“It’s a pleasure to own, but everything has its time,” ProCura chief executive officer and president George Schluessel told RENX.
“If the deal’s right, we’ll sell it.”
The Mayfair on Jasper was completed in December 2016 and was one of the first completions in Edmonton’s ongoing wave of downtown development and redevelopment projects. The 10-storey mixed-use building features 118 one-bedroom and 120 two-bedroom rental residential units and 24,901 square feet of commercial space at the southeast corner of 109th Street and Jasper Avenue.
The Mayfair on Jasper’s environmentally conscious design includes solar and cogeneration power that converts natural gas to electricity, creating enough for tenant consumption and surplus power which is sold back to the grid. Suites have open-concept layouts with expansive triple-pane windows and high-end interior finishes.
Tenant conveniences include: built-in Telus high-speed Internet; Weiser Kevo smart key entry, which provides touch-to-open technology programmable to smartphones; and a Parcel Pending package management system.
The Mayfair on Jasper is pet-friendly, and its amenities include two rooftop parks, a fitness centre and a concierge service.
The Mayfair on Jasper’s place in the market
The location provides residents with immediate access to dining, entertainment and retailers on Jasper Avenue, Edmonton’s main street. The Government District, Central Business District and the ICE District, a $2.5-billion sports and entertainment area, are within walking distance.
“We think it’s the best building in the city,” said Schluessel. “It’s the type of product that the industry wants more than anything.”
Today’s renters want condominium-quality apartments, Schluessel said, and there aren’t many meeting that demand in Edmonton. Despite the amount of new construction, much of the city’s inventory is still comprised of buildings erected in the 1970s.
The residential suites are more than 98 per cent occupied, while the retail component has one empty bay. The commercial tenants are Orangetheory Fitness, Kanu Café, Splash Poke, Freshii, ZenQ, Cinnaholic, Edible Arrangements, Curry Vibes and La Carraia.
The Mayfair on Jasper and ProCura are being represented by Bradley Gingerich, Paul Chaput and Bradyn Arth of Institutional Property Advisors, a division of Calabasas, Calif.-based real estate brokerage and advisory firm Marcus & Millichap. There’s an open bidding process for the property.
Schluessel expects a “very positive response” from potential purchasers.

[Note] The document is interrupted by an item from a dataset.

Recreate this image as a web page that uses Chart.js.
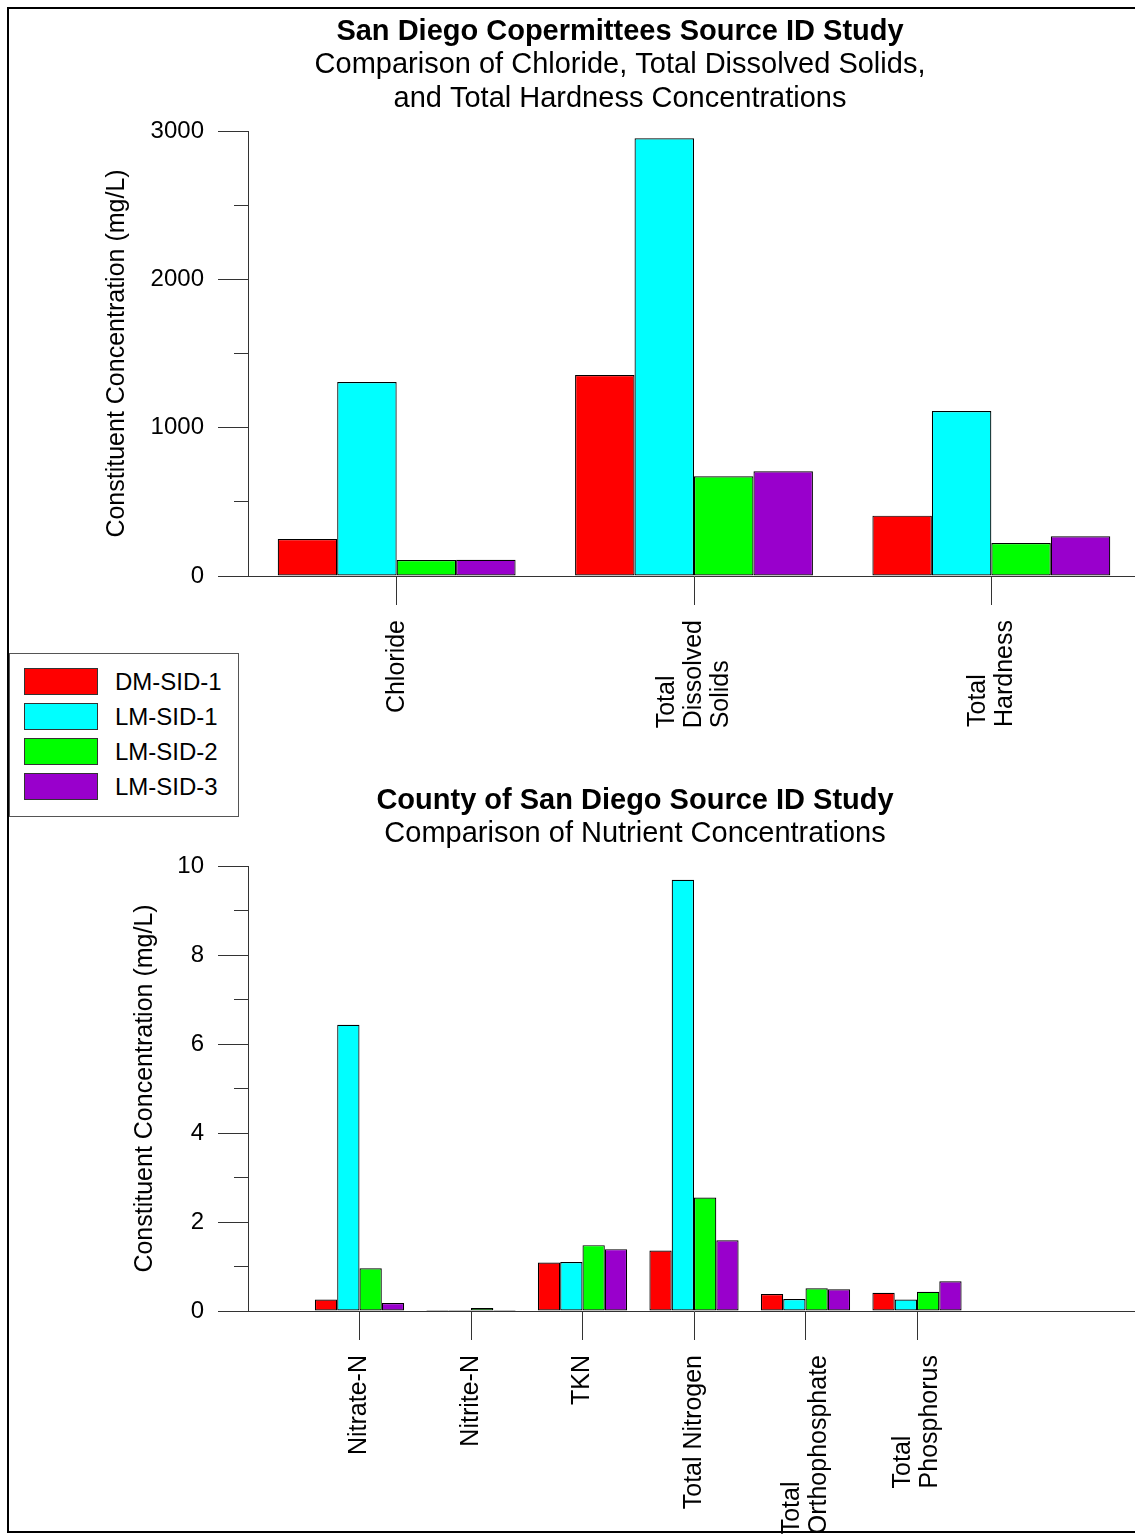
<!DOCTYPE html>
<html><head><meta charset="utf-8">
<script src="https://cdn.jsdelivr.net/npm/chart.js@4.4.1/dist/chart.umd.min.js"></script>
<style>
html,body{margin:0;padding:0;background:#fff;overflow:hidden;width:1135px;height:1535px;}
#wrap{position:relative;width:1135px;height:1535px;overflow:hidden;}
canvas{position:absolute;left:0;}
#c1{top:0;}
#c2{top:760px;}
#frame{position:absolute;left:7px;top:7px;width:1160px;height:1522px;border:2px solid #000;pointer-events:none;}
#legend{position:absolute;left:9px;top:653px;width:228px;height:162px;border:1px solid #555;background:#fff;font:24px "Liberation Sans",Arial,sans-serif;color:#000;}
.item{position:absolute;left:14px;height:27px;display:flex;align-items:center;white-space:nowrap;}
.sw{width:72px;height:25px;border:1px solid #333;margin-right:17px;flex:none;}
</style>
</head><body>
<div id="wrap">
<canvas id="c1" width="1140" height="760"></canvas>
<canvas id="c2" width="1140" height="775"></canvas>
<div id="frame"></div>
<div id="legend"></div>
</div>
<script>
// ---- data ----
const seriesNames = ['DM-SID-1', 'LM-SID-1', 'LM-SID-2', 'LM-SID-3'];
const seriesColors = ['#ff0000', '#00ffff', '#00ff00', '#9900cc'];

const chemCategories = ['Chloride', ['Total', 'Dissolved', 'Solids'], ['Total', 'Hardness']];
const chemDM1 = [249, 1355, 407];
const chemLM1 = [1308, 2951, 1112];
const chemLM2 = [108, 672, 222];
const chemLM3 = [110, 706, 268];
const chemTickValues = [0, 1000, 2000, 3000];

const nutrientCategories = ['Nitrate-N', 'Nitrite-N', 'TKN', 'Total Nitrogen', ['Total', 'Orthophosphate'], ['Total', 'Phosphorus']];
const nutDM1 = [0.26, 0.02, 1.09, 1.36, 0.38, 0.41];
const nutLM1 = [6.43, 0.02, 1.10, 9.69, 0.27, 0.26];
const nutLM2 = [0.96, 0.07, 1.48, 2.55, 0.51, 0.43];
const nutLM3 = [0.18, 0.02, 1.39, 1.59, 0.49, 0.67];
const nutTickValues = [0, 2, 4, 6, 8, 10];

// ---- setup ----
Chart.defaults.font.family = '"Liberation Sans", Arial, Helvetica, sans-serif';
Chart.defaults.font.size = 24;
Chart.defaults.color = '#000';

const XFONT = '25px "Liberation Sans", Arial, Helvetica, sans-serif';

const xLabelPlugin = {
  id: 'xLabels',
  afterDraw(chart, args, opts) {
    const scale = chart.scales.x;
    const ctx = chart.ctx;
    const labels = chart.data.labels;
    ctx.save();
    ctx.font = XFONT;
    ctx.fillStyle = '#000';
    ctx.textAlign = 'left';
    ctx.textBaseline = 'middle';
    labels.forEach((lab, i) => {
      if (!lab) return;
      const lines = Array.isArray(lab) ? lab : [lab];
      const cx = scale.getPixelForValue(i);
      let maxW = 0;
      lines.forEach(l => { maxW = Math.max(maxW, ctx.measureText(l).width); });
      const y0 = scale.top + opts.tickLength + opts.pad + maxW;
      lines.forEach((l, k) => {
        const lx = cx + (k - (lines.length - 1) / 2) * opts.lineGap;
        ctx.save();
        ctx.translate(lx, y0);
        ctx.rotate(-Math.PI / 2);
        ctx.fillText(l, 0, 0);
        ctx.restore();
      });
    });
    ctx.restore();
  }
};

function buildChart(id, o) {
  const AX = '#333';
  return new Chart(document.getElementById(id), {
    type: 'bar',
    data: {
      labels: o.labels,
      datasets: o.series.map((d, k) => ({
        label: seriesNames[k],
        data: d,
        backgroundColor: seriesColors[k],
        borderColor: '#000',
        borderWidth: 1.2,
        borderSkipped: false,
        categoryPercentage: 0.8,
        barPercentage: 1.0
      }))
    },
    options: {
      responsive: false,
      animation: false,
      devicePixelRatio: 1,
      layout: { padding: { top: o.padTop, left: o.padLeft, right: 0, bottom: 0 } },
      plugins: {
        legend: { display: false },
        tooltip: { enabled: false },
        title: { display: true, text: o.title, color: '#000', font: { size: 29, weight: 'bold', lineHeight: '33.5px' }, padding: 0 },
        subtitle: { display: true, text: o.subtitle, color: '#000', font: { size: 29, weight: 'normal', lineHeight: '33.5px' }, padding: { top: 0, bottom: o.subPadBottom } },
        xLabels: { tickLength: 29, pad: 15, lineGap: 27 }
      },
      scales: {
        x: {
          type: 'category',
          offset: o.offset,
          grid: {
            offset: false,
            drawOnChartArea: false,
            tickLength: 29,
            lineWidth: 1,
            color: c => (c.chart.data.labels[c.index] ? AX : 'rgba(0,0,0,0)')
          },
          border: { color: AX, width: 1 },
          ticks: { display: false, autoSkip: false },
          afterFit: s => { s.height = o.xHeight; }
        },
        y: {
          type: 'linear',
          position: 'left',
          weight: 1,
          min: 0,
          max: o.max,
          afterBuildTicks: s => { s.ticks = o.tickValues.map(v => ({ value: v })); },
          ticks: { padding: 14, color: '#000', font: { size: 24 }, callback: v => String(v) },
          grid: { drawOnChartArea: false, tickLength: 30, color: AX },
          border: { color: AX, width: 1 },
          title: { display: true, text: 'Constituent Concentration (mg/L)', color: '#000', font: { size: 25 }, padding: { top: o.yTitlePad, bottom: 0 } },
          afterFit: s => { s.width = o.yWidth; }
        },
        yMinor: {
          type: 'linear',
          position: 'left',
          weight: 0,
          min: 0,
          max: o.max,
          ticks: { display: false, stepSize: o.minorStep },
          grid: { drawOnChartArea: false, tickLength: 14, color: AX },
          border: { display: false },
          afterFit: s => { s.width = 0; }
        }
      }
    },
    plugins: [xLabelPlugin]
  });
}

buildChart('c1', {
  labels: chemCategories,
  series: [chemDM1, chemLM1, chemLM2, chemLM3],
  title: 'San Diego Copermittees Source ID Study',
  subtitle: ['Comparison of Chloride, Total Dissolved Solids,', 'and Total Hardness Concentrations'],
  padTop: 15, padLeft: 100, subPadBottom: 15.5,
  offset: true, xHeight: 184, max: 3000, tickValues: chemTickValues, minorStep: 500,
  yWidth: 148, yTitlePad: 2
});

const padCats = ['', ...nutrientCategories, '', ''];
const pad = arr => [null, ...arr, null, null];
buildChart('c2', {
  labels: padCats,
  series: [pad(nutDM1), pad(nutLM1), pad(nutLM2), pad(nutLM3)],
  title: 'County of San Diego Source ID Study',
  subtitle: 'Comparison of Nutrient Concentrations',
  padTop: 24, padLeft: 130, subPadBottom: 15,
  offset: false, xHeight: 224, max: 10, tickValues: nutTickValues, minorStep: 1,
  yWidth: 118, yTitlePad: 0
});

// ---- HTML legend ----
const legend = document.getElementById('legend');
seriesNames.forEach((name, k) => {
  const it = document.createElement('div');
  it.className = 'item';
  it.style.top = (14 + k * 35) + 'px';
  const sw = document.createElement('div');
  sw.className = 'sw';
  sw.style.background = seriesColors[k];
  const tx = document.createElement('span');
  tx.textContent = name;
  it.appendChild(sw);
  it.appendChild(tx);
  legend.appendChild(it);
});
</script>
</body></html>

“We think it will most likely go to a pension fund because it’s a pension-grade product,” he said.
Schluessel wouldn’t reveal what it cost to develop The Mayfair on Jasper, but said: “It wasn’t cheap to build because the LRT line runs right underneath the building, which adds to the cost of the building.”
ProCura’s other properties
ProCura was established in 1979 and has since become one of Alberta’s leading property development and management companies.

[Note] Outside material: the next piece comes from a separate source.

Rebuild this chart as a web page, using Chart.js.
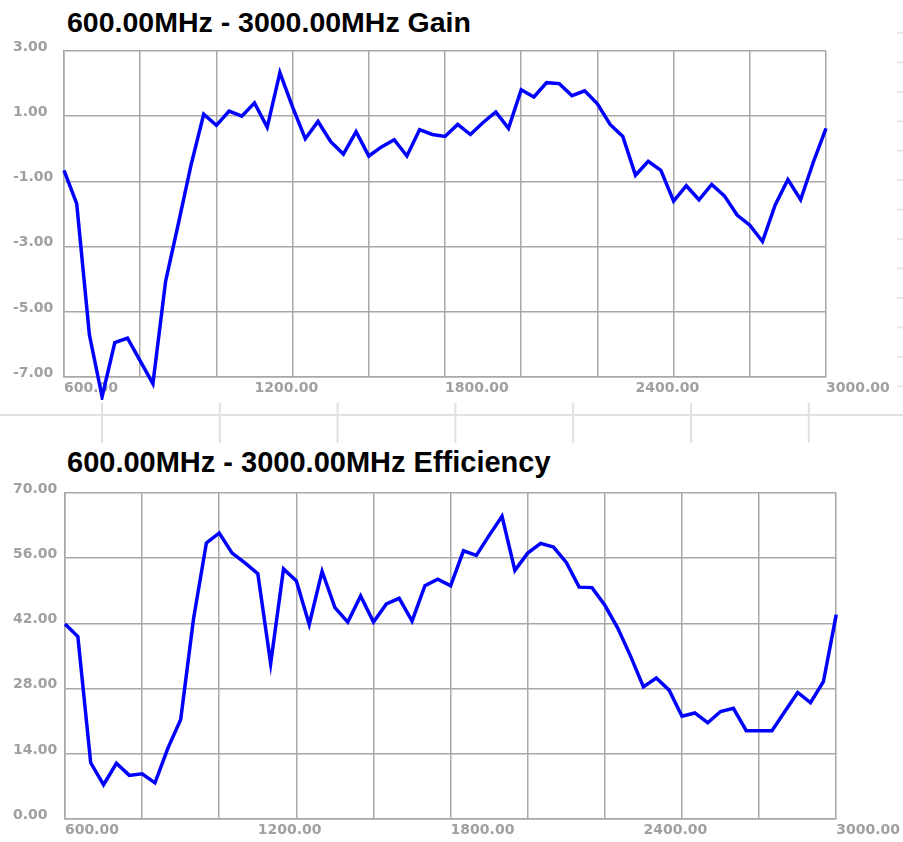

It has a future project pipeline of multiple urban locations in Edmonton and Calgary encompassing more than 1.4 million square feet of land holdings. This translates to more than 4.4 million square feet of developable space and 6,900-plus multi-family units.
ProCura also owns:
* Edmonton’s 12-storey WSP Place office and retail complex, which has 184,000 square feet of leasable space and 173 parking stalls. It was built in 1979 and renovated in 2017;
* Edmonton’s 11-storey Intact Insurance Building, which has more than 235,000 square feet of leasable space and 209 parking stalls. It was built in 1961 and renovated and expanded in 2009;
* and Edmonton’s six-storey Kingsway Professional Centre, which has more than 77,000 square feet of leasable space and 231 parking stalls. It was built in 1980.

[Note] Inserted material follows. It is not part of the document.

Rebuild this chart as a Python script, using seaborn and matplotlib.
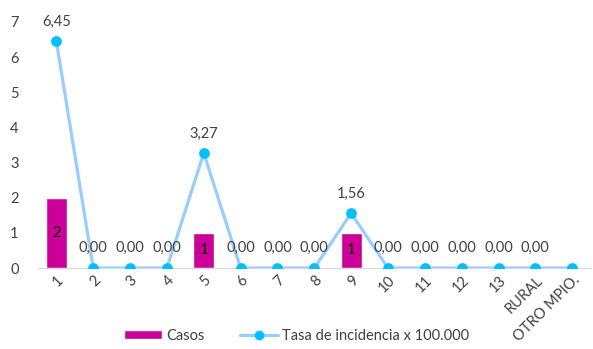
import matplotlib
matplotlib.use("Agg")
import matplotlib.pyplot as plt
import seaborn as sns
import pandas as pd
from matplotlib.lines import Line2D
from matplotlib.patches import Patch

# datos
barrios = ["1", "2", "3", "4", "5", "6", "7", "8", "9", "10", "11", "12", "13", "RURAL", "OTRO MPIO."]
casos = [2, 0, 0, 0, 1, 0, 0, 0, 1, 0, 0, 0, 0, 0, 0]
tasa = [6.45, 0, 0, 0, 3.27, 0, 0, 0, 1.56, 0, 0, 0, 0, 0, 0]
tasa_txt = ["6,45", "0,00", "0,00", "0,00", "3,27", "0,00", "0,00", "0,00", "1,56",
            "0,00", "0,00", "0,00", "0,00", "0,00", ""]

df = pd.DataFrame({"barrio": barrios, "casos": casos, "tasa": tasa})

sns.set_style("white")
plt.rcParams["font.family"] = ["Lato", "DejaVu Sans"]

fig = plt.figure(figsize=(5.93, 3.49), dpi=100)
ax = fig.add_axes([0.064, 0.232, 0.932, 0.705])

c_bar = "#CC0099"
c_line = "#99CCFF"
c_mark = "#00BFFF"
fs = 10.5

sns.barplot(data=df, x="barrio", y="casos", color=c_bar, width=0.57,
            saturation=1, ax=ax, zorder=2)
sns.pointplot(data=df, x="barrio", y="tasa", color=c_line, markers="o",
              markersize=6, linewidth=2.3, ax=ax, zorder=3)
for ln in ax.lines:
    ln.set_markerfacecolor(c_mark)
    ln.set_markeredgecolor(c_mark)

# etiquetas
for i, v in enumerate(casos):
    if v > 0:
        ax.text(i, v / 2, str(v), ha="center", va="center", fontsize=fs, color="black", zorder=4)
for i, (v, t) in enumerate(zip(tasa, tasa_txt)):
    if t:
        ax.text(i, v + 0.36, t, ha="center", va="bottom", fontsize=fs, color="#404040", zorder=4)

ax.set_ylim(0, 7)
ax.set_xlim(-0.5, len(barrios) - 0.5)
ax.set_yticks(range(0, 8))
ax.set_xlabel("")
ax.set_ylabel("")
for s in ["top", "right", "left"]:
    ax.spines[s].set_visible(False)
ax.spines["bottom"].set_color("#D9D9D9")
ax.tick_params(axis="both", length=0, labelsize=fs, labelcolor="#404040")
ax.tick_params(axis="y", pad=14)
plt.setp(ax.get_xticklabels(), rotation=45, ha="right", rotation_mode="anchor")

handles = [Patch(facecolor=c_bar, label="Casos"),
           Line2D([], [], color=c_line, lw=2.3, marker="o", markersize=6,
                  markerfacecolor=c_mark, markeredgecolor=c_mark,
                  label="Tasa de incidencia x 100.000")]
fig.legend(handles=handles, loc="lower center", bbox_to_anchor=(0.5, -0.02), ncol=2,
           frameon=False, fontsize=fs, handlelength=2.6, handleheight=0.6,
           columnspacing=2.4, handletextpad=0.3, labelcolor="#404040")

fig.savefig("out.png", dpi=100)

ProCura is developing Stables at Mayfair not far from The Mayfair on Jasper. It will feature a multi-level parking structure with 287 stalls, 18 loft-style residential units on the roof, and more than 10,000 square feet of street level retail space.
ProCura also owns Edmonton’s 32-acre Century Park mixed-use development site, which is on a light rail transit line south of the University of Alberta.
It will include: 3,995 residences; 250,000 square feet of retail; restaurants, lounges and cafes; office space; a boutique hotel and conference facility; more than 4,000 parking stalls; athletic facilities; and community garden plots.